年末の音を聞きに、久しぶりにイヤホンを外して街を歩きました。

大晦日のスーパーマーケット。
黒い雲みたいなモコモコの上着を着込んだ人々は少し浮き足立っていて、赤と白の大特価な垂れ幕がキラキラと天井を泳いでいます。大きな蟹や海老は堂々と積み上がり、みかんの山が今にも崩れ落ちそう。皆んなピザや蕎麦やお酒を抱えてお祭り騒ぎをすり抜けていきます。
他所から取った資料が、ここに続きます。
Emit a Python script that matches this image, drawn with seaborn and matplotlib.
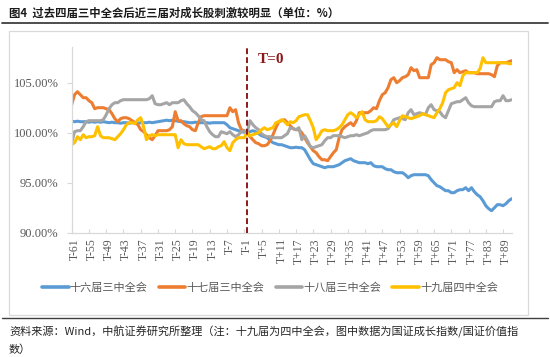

「もう買うものは決まってるから。早くお家へ帰ろう!」

どこかのお父さんが叫ぶように子供にそう言い聞かせているのを聴いて、なんて幸せな言葉なのかしらと勝手に心があったまった、そんな騒がしいスーパーマーケットでした。

***

ところで、私は今年とてもいい年でした。

年の初め、「どこか遠くの騒がしさを見つめながら凪いだ一年にしたい」と小さな目標を決めていたのですが。
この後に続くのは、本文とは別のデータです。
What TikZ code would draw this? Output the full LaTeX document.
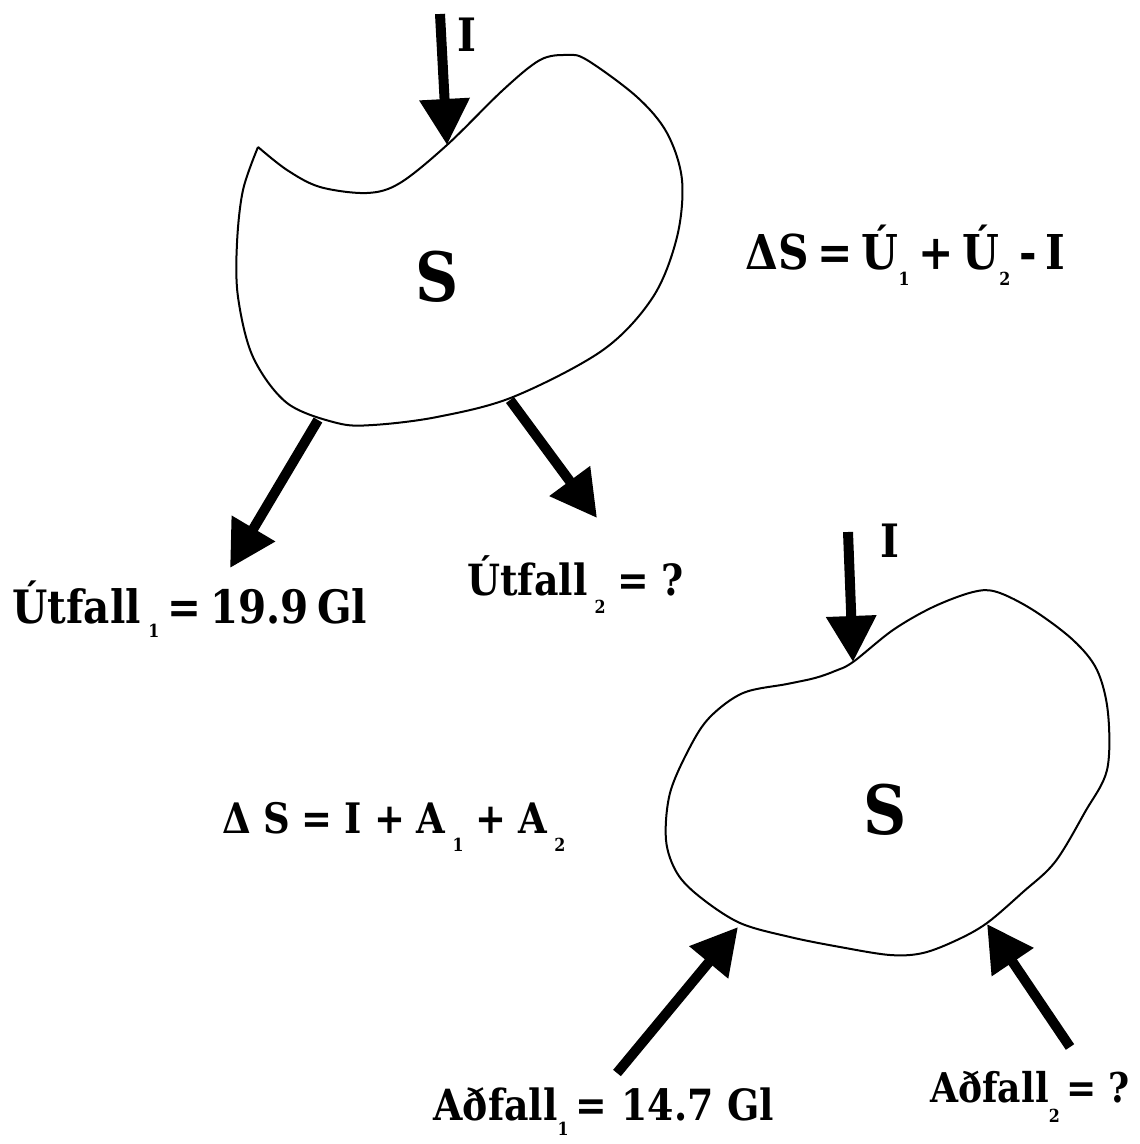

あのときは仕事が本格的にがらりと変わり、ついでに大切だった人とお別れをしたばかりで、それは随分と可哀想な始まりでした。

ところがすっとこどっこい。
怒涛のお仕事は凪いでる余裕もなく。怒ったり笑ったりのおもちゃ箱をひっくり返す日々。

また、ずっと忘れていた自分の好きだったものや音楽をぽろぽろ思い出してみたり、新しい趣味をわっせわっせと追いかけてみたり。
「凪いだ」とは正反対の騒がしい一年でした。

今年のはじめに立つ私に声をかけてあげたいです。

「大丈夫だったよ」

本当は不安だし解決したかったこともあるけれど。とにかく、私は元気で大丈夫だった!

それは成り行きで大丈夫を迎えたわけじゃなくて、何回もミスって掻き集めて大丈夫に成長していったということだから。

だから頑張ったねと、褒めたたえて!
今日はあったかいお蕎麦を沢山食べましょうね。